Created 04-03-2018 12:03 PM
Hi Jay , Thanks for responding , I tried the commands and it showed
# yum remove ambari-metrics-monitor
Loaded plugins: fastestmirror, refresh-packagekit, security Setting up Remove Process No Match for argument: ambari-metrics-monitor Loading mirror speeds from cached hostfile * base: mirror.den1.denvercolo.net * extras: mirror.raystedman.net * updates: mirror.compevo.com No Packages marked for removal
it seems the packages are unavailable
Created 04-03-2018 12:12 PM
AMS monitor should come from Ambari repo (not from HDP repo) so please check if you have the amabri.repo file present on that host or not?
# cat /etc/yum.repos.d/ambari.repo
.
If not then please copy and paste that repo file from ambari-server host to this host.
Also please make sure that the host where the AMS monitor installation is failing does not have any N/W issue. THis is to ensure that the yum installation for AMS monitor happens without any issue.
Created 04-03-2018 01:16 PM
hi Jay , SO the repo file was missing so I copied that file on the host and the metrics monitor started, But it still doesnt show any data on the metrics GUI . The square boxes prompt "no data available"
Created 04-03-2018 01:33 PM
Good to know that now at lease the AMS monitor is coming up.
Regarding the "No data available" issue please share the "/var/log/ambari-metrics-monitor/ambari-metrics-monitor.out"
Also please check if the "/etc/ambari-metrics-monitor/conf/ambari-metrics-monitor.ini" file is pointing to the Correct Hostname of AMS Collector?
Created 04-03-2018 01:37 PM
HI so the ambari-metrics-monitor.ini file seem to be pointing at the right host
here is the log for ambari-metrics-monitor.out
2018-04-03 07:10:43,905 [INFO] host_info.py:294 - hostname_script: None 2018-04-03 07:10:43,970 [INFO] host_info.py:306 - Cached hostname: itxcqchdp01.catmdev.com 2018-04-03 07:10:43,970 [INFO] controller.py:102 - Adding event to cache, all : {u'metrics': [{u'value_threshold': u'128', u'name': u'bytes_out'}], u'collect_every': u'10'} 2018-04-03 07:10:43,970 [INFO] controller.py:110 - Adding event to cache, : {u'metrics': [], u'collect_every': u'15'} 2018-04-03 07:10:43,970 [INFO] main.py:65 - Starting Server RPC Thread: /usr/lib/python2.6/site-packages/resource_monitoring/main.py start 2018-04-03 07:10:43,971 [INFO] controller.py:57 - Running Controller thread: Thread-1 2018-04-03 07:10:43,971 [INFO] emitter.py:45 - Running Emitter thread: Thread-2 2018-04-03 07:10:43,971 [INFO] emitter.py:65 - Nothing to emit, resume waiting. 2018-04-03 07:11:43,973 [WARNING] emitter.py:74 - Error sending metrics to server. 'NoneType' object has no attribute 'strip' 2018-04-03 07:11:43,973 [WARNING] emitter.py:80 - Retrying after 5 ... 2018-04-03 07:11:48,974 [WARNING] emitter.py:74 - Error sending metrics to server. 'NoneType' object has no attribute 'strip' 2018-04-03 07:11:48,974 [WARNING] emitter.py:80 - Retrying after 5 ...

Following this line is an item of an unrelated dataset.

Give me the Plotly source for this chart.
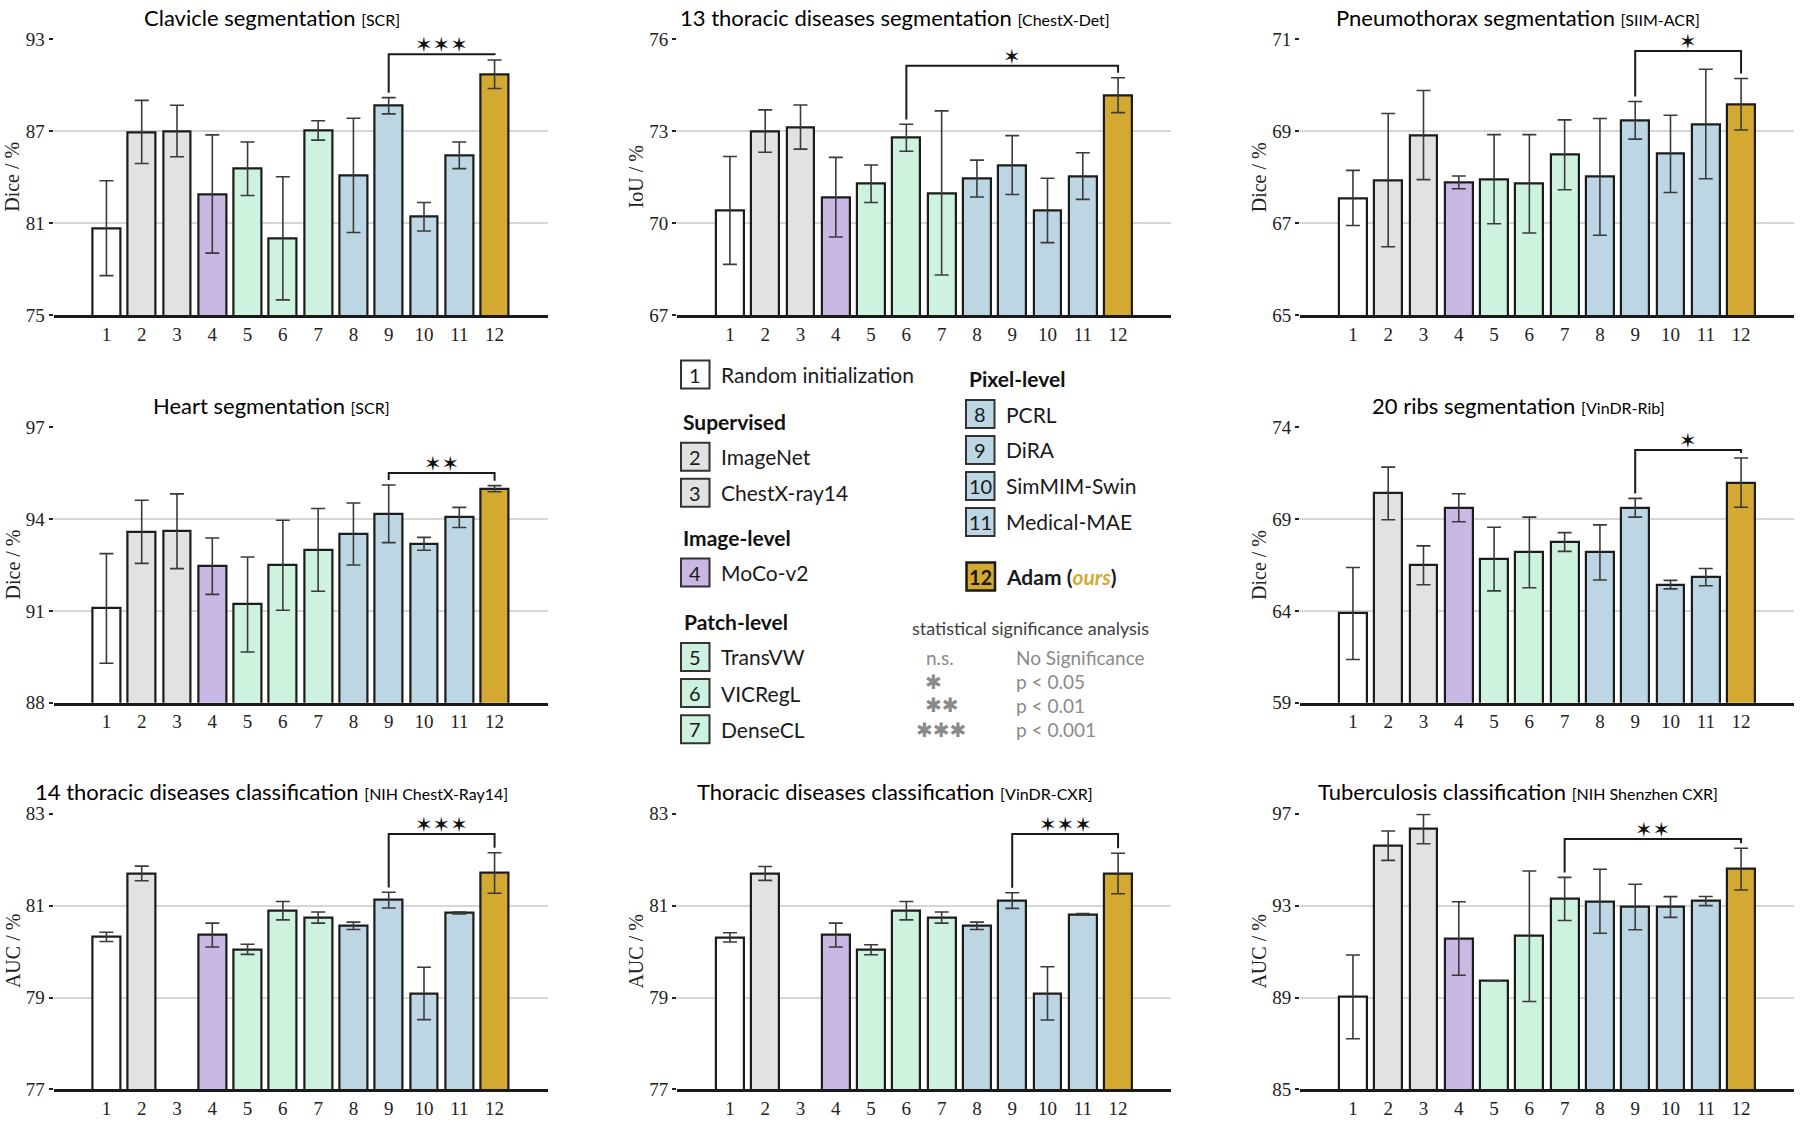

Created 04-04-2018 10:47 AM
Hi jay , The delete option for ams monitor is disabled in the ambari UI . How should I go about deleting it and reinstalling it again?

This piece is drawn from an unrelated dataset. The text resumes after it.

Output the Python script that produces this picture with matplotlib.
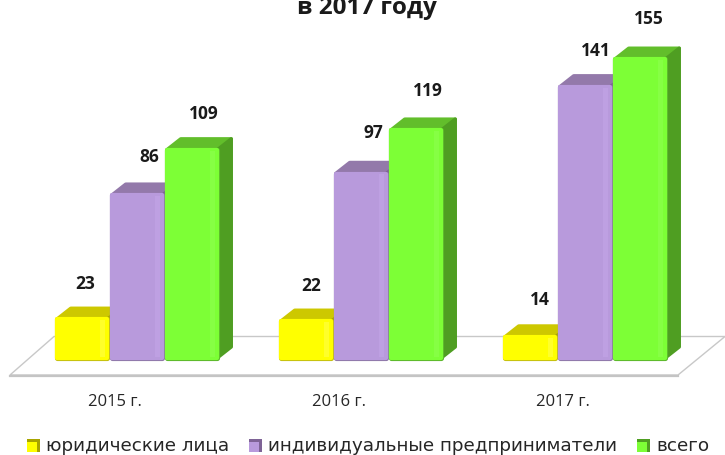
import matplotlib
matplotlib.use("Agg")
import matplotlib.pyplot as plt
import matplotlib.patheffects as pe
import numpy as np
from matplotlib.patches import Polygon, Rectangle

plt.rcParams['font.family'] = ['Open Sans', 'DejaVu Sans']

years = ['2015 г.', '2016 г.', '2017 г.']
series_names = ['юридические лица', 'индивидуальные предприниматели', 'всего']
legal = [23, 22, 14]
individual = [86, 97, 141]
total = [109, 119, 155]
title = 'в 2017 году'

W, H = 725, 455
PX_X = 224.0           # pixels per category
PX_Y = 1.97            # pixels per unit
X0, Y0 = 137.0, 364.6  # pixel of category 0 / value 0
BASE = 3.4             # floor level of the bars, in value units

fig = plt.figure(figsize=(W/100, H/100), dpi=100, facecolor='white')
ax = fig.add_axes([0, 0, 1, 1])
ax.set_xlim((0 - X0)/PX_X, (W - X0)/PX_X)
ax.set_ylim((Y0 - H)/PX_Y, Y0/PX_Y)
ax.patch.set_visible(False)
for s in ax.spines.values():
    s.set_visible(False)
ax.set_yticks([])

def px(x, y):
    return (x - X0)/PX_X, (Y0 - y)/PX_Y

# floor
floor = Polygon([px(10, 375), px(54, 336.5), px(725, 336.5), px(678, 375)],
                closed=True, facecolor='white', edgecolor='#c8c8c8', lw=1.0, zorder=1)
ax.add_patch(floor)
ax.plot(*zip(px(10, 375.5), px(678, 375.5)), color='#c4c4c4', lw=1.6, zorder=1.1)

bw = 50.5/PX_X
step = 55/PX_X
dx, dy = 14/PX_X, 11/PX_Y
styles = [
    dict(front='#FFFF00', top='#CDC800', side='#A8A400', edge='#C4BE10', hi='#FFFF2A',
         lab=[3, 5, 10], lift=[35, 35, 37]),
    dict(front='#B89ADC', top='#9379AA', side='#7E6396', edge='#8E78A8', hi='#BEA0E2',
         lab=[12, 12, 11], lift=[38, 41, 36]),
    dict(front='#7DFF36', top='#62BE2B', side='#4F9E22', edge='#5CB52C', hi='#86FF44',
         lab=[12, 12, 9], lift=[36, 39, 40]),
]
cats = np.arange(len(years))
for j, (vals, st) in enumerate(zip([legal, individual, total], styles)):
    xs = cats + (j - 1)*step
    z = 3 + j
    for x, v in zip(xs, vals):
        l, r = x - bw/2, x + bw/2
        ax.add_patch(Polygon([(l, v), (l + dx, v + dy), (r + dx, v + dy), (r, v)],
                             closed=True, fc=st['top'], ec=st['top'], lw=2.5, joinstyle='round', zorder=z))
        ax.add_patch(Polygon([(r, BASE), (r + dx, BASE + dy), (r + dx, v + dy), (r, v)],
                             closed=True, fc=st['side'], ec=st['side'], lw=2.5, joinstyle='round', zorder=z))
    heights = np.array(vals) - BASE
    bars = ax.bar(xs, heights, bottom=BASE, width=bw, color=st['front'], edgecolor=st['front'],
                  linewidth=3, joinstyle='round', zorder=z + 0.1)
    for b in bars:
        b.set_path_effects([pe.Stroke(linewidth=3.7, foreground=st['edge'], joinstyle='round'), pe.Normal()])
    ax.bar(xs + bw*0.40, heights - 1, width=bw*0.10, bottom=BASE + 0.5, color=st['hi'],
           linewidth=0, zorder=z + 0.2)
    for x, v, off, lift in zip(xs, vals, st['lab'], st['lift']):
        ax.annotate(str(v), (x, v), xytext=(off*0.72, lift*0.72), textcoords='offset points',
                    ha='center', va='center', fontsize=12.5, fontweight='bold',
                    color='#1a1a1a', zorder=10)

# category labels as real tick labels
ax.spines['bottom'].set_position(('data', 0))
ax.set_xticks(cats - 0.1, years)
ax.tick_params(axis='x', length=0, pad=21, labelsize=12, labelcolor='#262626')

# title, cut off by the top edge as in the reference
fig.text(367/W, 1 - 14.5/H, title, ha='center', va='baseline', fontsize=17.5,
         fontweight='bold', color='#1a1a1a')

# legend
legend_items = [(27, 46, 0), (249, 268, 1), (637, 656, 2)]
for xm, xt, k in legend_items:
    st = styles[k]
    tr = fig.transFigure
    fig.patches.append(Rectangle((xm/W, 1 - 452/H), 13/W, 13/H, transform=tr,
                                 fc=st['side'], ec='none', figure=fig))
    fig.patches.append(Rectangle((xm/W, 1 - 452/H), 10/W, 10/H, transform=tr,
                                 fc=st['front'], ec='none', figure=fig))
    fig.text(xt/W, 1 - 446/H, series_names[k], ha='left', va='center', fontsize=13.2,
             color='#262626', family=['DejaVu Sans'])

fig.savefig('out.png', dpi=100, facecolor='white')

Created 04-03-2018 01:47 PM
The following error might occur if you have installed a slightly different version of Ambari Metrics Monitor compared to the ambari version and hence there are some library mismatch.
[WARNING] emitter.py:74 - Error sending metrics to server. 'NoneType' object has no attribute 'strip' 2
.
Please check the output of the following command and verify if all the ambari component versions are same?
# rpm -qa | grep ambari
.
Better to freshly try installing the ams monitor. From ambari UI just remove the metrics monitor process and then try installing it again.
Created 04-03-2018 01:55 PM
I tried the commannd you mentioned and it returned following value
ambari-metrics-collector-2.1.0-1470.x86_64
ambari-metrics-monitor-2.1.0-1470.x86_64
ambari-server-2.2.2.0-460.x86_64
ambari-metrics-hadoop-sink-2.1.0-1470.x86_64
ambari-agent-2.2.2.0-460.x86_64
And if i had to remove the process and try installing again, How would I go about doing it?